While scrolling through the (hundreds of) posts in my RSS reader the other day, my eyes idly passed by an article, I think it was on one of the Guardian blogs, that opined that the boundaries between crime fiction and horror are now so blurred that they are pretty much one and the same. I wanted to write a post disagreeing, of course, but I haven't been able to track down the original article. So instead of disagreeing with the specific article, I'll disagree with the premise.
Books that are said to blur the distinction between horror and crime fiction are, for example, American Psycho by Brett Easton Ellis, Let the Right One In by John Ajvide Lindqvist and almost anything by Stephen King. I haven't read either of the former two books, and have not read any Stephen King for years, until I attempted to read "Cell" over Christmas (a book I bought purely on the strength of its title, but it turned out to be about phones not biology). I didn't get very far with it, as it was a series of set pieces describing deaths in nauseating detail, with practically no plot (such as it was, the plot was done much better in the same author's The Stand many years ago).
I don't read the horror genre, but looking at the best selling "crime" novels, one sees books that dwell on the minutiae of dead bodies, ancient dead bodies, deformities, torture by, respectively, Patricia Cornwell, Kathy Reichs, Mo Hayder and Karin Slaughter. Whether one would call these in any sense "horror" novels, rather than an excessive interest in decay and pain, I don't know. I don't think I would.
The best-selling crime novelists in the world are, to my knowledge, James Patterson, Dan Brown and John Grisham. James Patterson writes fairly up-front violence as part of his plots, but in a comic-book sense. Dan Brown writes conventional action thrillers with a religious/symbolic element. John Grisham mainly writes legal, courtroom-style dramas. No horror there, then.
The best-selling crime authors in the UK are Ian Rankin and Val McDermid. The former writes conventional police procedural detective stories, and the latter, although she has flirted with the torture-porn genre, has moved away from that in the past few years and now writes books without that element (her initial Tony Hill novels were quite gruesome, but no longer are).
People who read crime fiction regularly will be familiar with Michael Connelly, Robert Crais, Harlan Coben, Martin Edwards, Ann Cleeves, Peter James, Peter Robinson, Janet Evanovich, George Pelecanos, Susan Hill, Jonathan and Faye Kellerman, Sue Grafton, J. D. Robb, Linwood Barclay, Mary Higgins Clark and many other top-selling novelists. One thing all these writers have in common is that their books are based on plot, not on gruesome grisle: their appeal lies in the fact that they tell a good story - sometimes dark, sometimes not – about interesting characters.

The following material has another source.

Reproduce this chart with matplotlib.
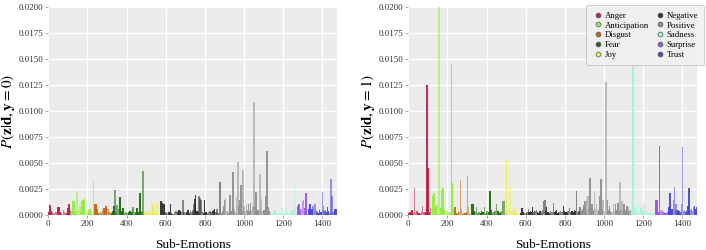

Moving to mainland Europe, the most popular authors at the moment include Andrea Camilleri, Henning Mankell, Karin Fossum, Jo Nesbo, Stieg Larsson, Arnaldur Indridason and Camilla Lackberg. No "blurring of the horror boundaries" in any of these novelists' work – although Jo Nesbo does like his set-pieces of baroque violence, these are limited to a (skippable) few pages in each tome, the vast majority of each being a traditional police-procedural story.

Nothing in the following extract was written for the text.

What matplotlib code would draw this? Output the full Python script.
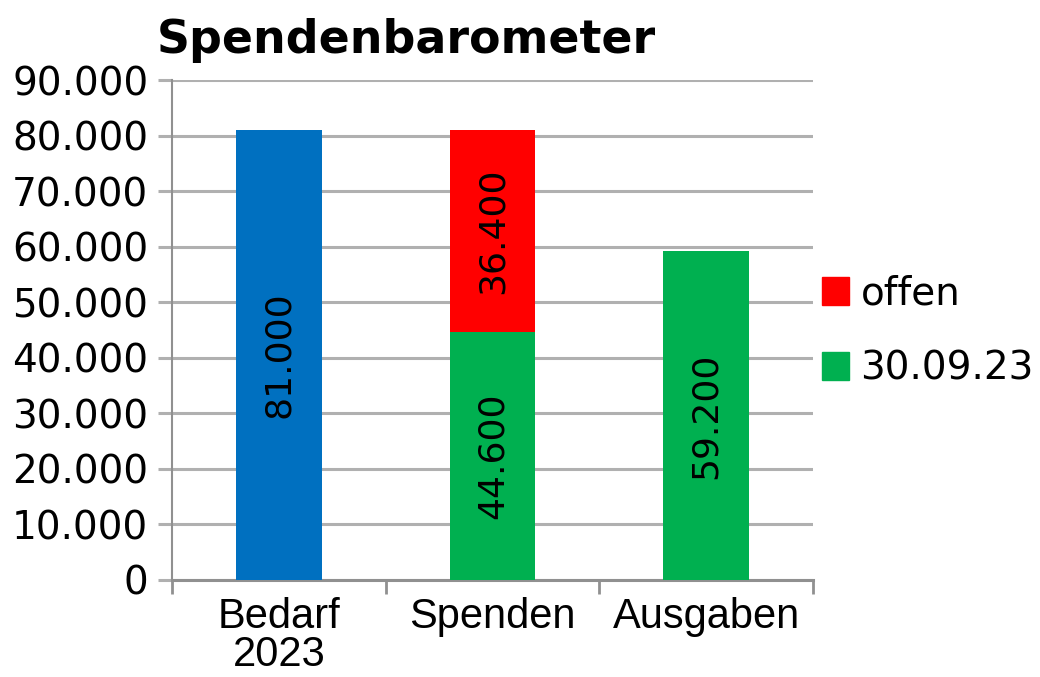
import numpy as np
import matplotlib
matplotlib.use("Agg")
import matplotlib.pyplot as plt
from matplotlib.patches import Patch

# data
categories = ["Bedarf\n2023", "Spenden", "Ausgaben"]
bedarf = [81000, 0, 0]
stand = [0, 44600, 59200]      # 30.09.23
offen = [0, 36400, 0]
yticks = list(range(0, 90001, 10000))

blue = "#0070C0"
green = "#00B050"
red = "#FF0000"
grid_col = "#B0B0B0"


def fmt(v):
    return f"{v:,.0f}".replace(",", ".")


fig = plt.figure(figsize=(10.4, 6.77), dpi=100)
ax = fig.add_axes([0.1654, 0.1433, 0.6163, 0.7385])

x = np.arange(len(categories))
w = 0.4
ax.bar(x[0], bedarf[0], width=w, color=blue, zorder=3)
ax.bar(x[1:], stand[1:], width=w, color=green, zorder=3)
ax.bar(x[1], offen[1], bottom=stand[1], width=w, color=red, zorder=3)

# value labels inside bars
lab_kw = dict(rotation=90, ha="center", va="center", fontsize=26,
              family="DejaVu Sans", zorder=4)
ax.text(x[0], bedarf[0] / 2, fmt(bedarf[0]), **lab_kw)
ax.text(x[1], stand[1] / 2, fmt(stand[1]), **lab_kw)
ax.text(x[1], stand[1] + offen[1] / 2, fmt(offen[1]), **lab_kw)
ax.text(x[2], stand[2] / 2, fmt(stand[2]), **lab_kw)

ax.set_xlim(-0.5, 2.5)
ax.set_ylim(0, 90000)
ax.set_yticks(yticks)
ax.set_yticklabels([fmt(v) for v in yticks], fontsize=28, family="DejaVu Sans")
ax.yaxis.grid(True, color=grid_col, lw=2.2, zorder=0)
ax.tick_params(axis="y", length=10, width=2.2, color=grid_col, pad=7)

ax.set_xticks(x)
ax.set_xticklabels(categories, fontsize=30, family="Liberation Sans",
                   linespacing=0.95)
ax.set_xticks([-0.5, 0.5, 1.5, 2.5], minor=True)
ax.tick_params(axis="x", which="major", length=0, pad=12)
ax.tick_params(axis="x", which="minor", length=10, width=2, color="#909090")

for s in ["top", "right"]:
    ax.spines[s].set_visible(False)
ax.spines["left"].set_color("#909090")
ax.spines["left"].set_linewidth(1.5)
ax.spines["bottom"].set_color("#909090")
ax.spines["bottom"].set_linewidth(2.2)

fig.text(0.151, 0.922, "Spendenbarometer", fontsize=33, fontweight="bold",
         family="DejaVu Sans", va="baseline", ha="left")

handles = [Patch(color=red, label="offen"), Patch(color=green, label="30.09.23")]
fig.legend(handles=handles, loc="center left", bbox_to_anchor=(0.79, 0.511),
           frameon=False, handlelength=0.7, handleheight=0.7,
           handletextpad=0.3, labelspacing=0.95, borderpad=0,
           borderaxespad=0,
           prop={"family": "DejaVu Sans", "size": 28})

fig.savefig("out.png", dpi=100)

Of course I have missed out many examples here. I have also ignored some authors who do write visceral books, eg Stuart MacBride, Simon Beckett or Mark Billingham, or who like to describe lots of violence in the form of fights, shoot-outs, etc (I can't give many examples as I don't read many in this subgenre). However, a fascination with violence is not the same as horror.
To my mind, "horror" involves the supernatural in some sense – the book is about events that can't be explained. This genre goes back to Edgar Allen Poe, Henry James and stretches to James Herbert, Clive Barker and many others of whom I've never heard – culminating in the current teenage vampire fad (soon to be replaced by angels and dogs I gather) represented by Stephanie Meyer and countless other similar authors. Crime fiction, on the other hand, is about a plausible, real-world story, perhaps not explained but certainly explainable. Perhaps an analogy is the difference between "science in fiction" (Arrowsmith, Intuition) and "science fiction" (Foundation, Contact, Dune). In my mind, therefore, if it's about ghosts, vampires and other impossible constructs, it isn't crime fiction.